> What you should do: Retype every line from the start of the data down to and including the line with "import plotly.graph_objects as go". Skip the pictures.
---------- Data segment ----------
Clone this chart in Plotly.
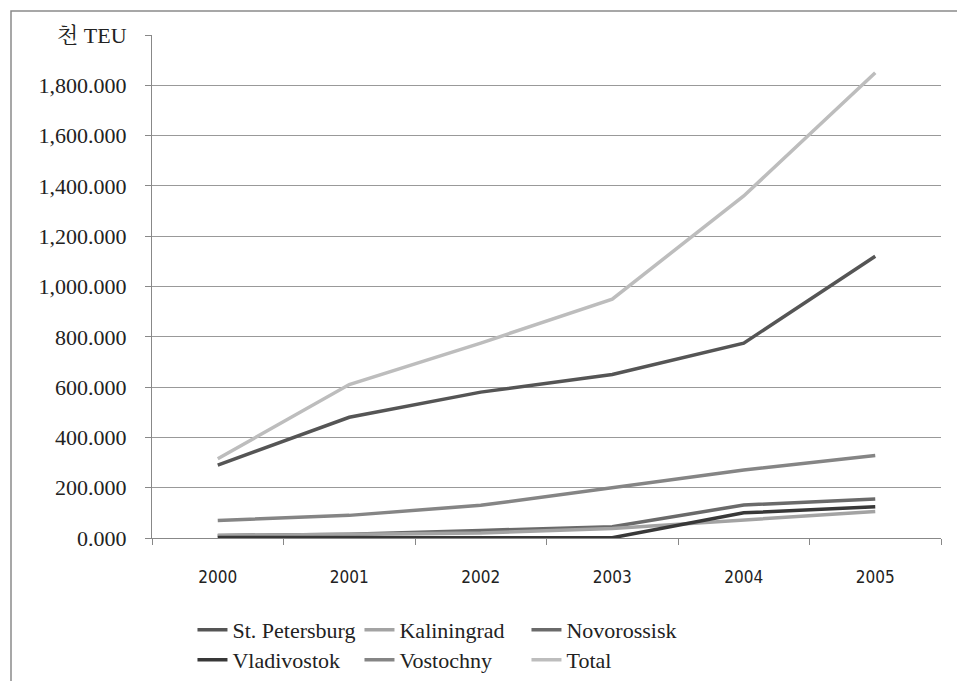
import plotly.graph_objects as go

years = ["2000", "2001", "2002", "2003", "2004", "2005"]
st_petersburg = [290, 480, 580, 650, 775, 1120]
kaliningrad = [10, 14, 20, 38, 70, 105]
novorossisk = [10, 15, 30, 45, 131, 155]
vladivostok = [2, 2, 3, 1, 100, 124]
vostochny = [70, 90, 130, 200, 270, 328]
total = [315, 610, 775, 950, 1360, 1850]

series = [
    ("St. Petersburg", st_petersburg, "#555555", "legend"),
    ("Kaliningrad", kaliningrad, "#a3a3a3", "legend"),
    ("Novorossisk", novorossisk, "#6a6a6a", "legend"),
    ("Vladivostok", vladivostok, "#383838", "legend2"),
    ("Vostochny", vostochny, "#858585", "legend2"),
    ("Total", total, "#bdbdbd", "legend2"),
]

tick_vals = [0, 200, 400, 600, 800, 1000, 1200, 1400, 1600, 1800, 2000]
tick_text = ["0.000", "200.000", "400.000", "600.000", "800.000", "1,000.000",
             "1,200.000", "1,400.000", "1,600.000", "1,800.000", "천 TEU"]

SERIF = "Liberation Serif, DejaVu Serif, Noto Serif CJK KR, Noto Sans CJK KR"

fig = go.Figure()
draw_order = [5, 0, 4, 2, 1, 3]
for i in draw_order:
    name, vals, col, lg = series[i]
    fig.add_trace(go.Scatter(
        x=years, y=vals, name=name, mode="lines",
        line=dict(color=col, width=3.5), legend=lg,
        legendrank=i + 1,
    ))

legend_common = dict(
    orientation="h", x=0.0513, xanchor="left", yanchor="middle",
    yref="container", entrywidth=122, entrywidthmode="pixels",
    traceorder="normal", font=dict(family=SERIF, size=22, color="#222222"),
    itemwidth=30, bgcolor="rgba(0,0,0,0)",
)

fig.update_layout(
    width=957, height=681,
    margin=dict(l=152, r=16, t=35, b=143, autoexpand=False),
    paper_bgcolor="white", plot_bgcolor="white",
    font=dict(family=SERIF, size=16, color="#222222"),
    xaxis=dict(
        type="category", showgrid=False, showline=True, linecolor="#888888",
        linewidth=1, ticks="outside", ticklen=6, tickcolor="#888888",
        tickson="boundaries", ticklabelstandoff=24, range=[-0.5, 5.5],
        tickfont=dict(family="DejaVu Sans Condensed, Liberation Sans", size=17),
    ),
    yaxis=dict(
        range=[0, 2000], tickvals=tick_vals, ticktext=tick_text,
        showgrid=True, gridcolor="#999999", gridwidth=1,
        showline=True, linecolor="#888888", linewidth=1,
        ticks="outside", ticklen=6, tickcolor="#888888",
        ticklabelstandoff=14, zeroline=False,
        tickfont=dict(family=SERIF, size=22),
    ),
    legend=dict(legend_common, y=1 - 630 / 681),
    legend2=dict(legend_common, y=1 - 660 / 681),
    showlegend=True,
    shapes=[dict(
        type="rect", xref="paper", yref="paper",
        x0=(11 - 152) / 789, x1=(970 - 152) / 789,
        y0=-0.35, y1=1 + (35 - 11) / 503,
        line=dict(color="#8a8a8a", width=1.5), layer="below",
    )],
)

fig.write_html("out.html")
----------
> Answer for the task:
Clone this chart in Plotly.
import plotly.graph_objects as go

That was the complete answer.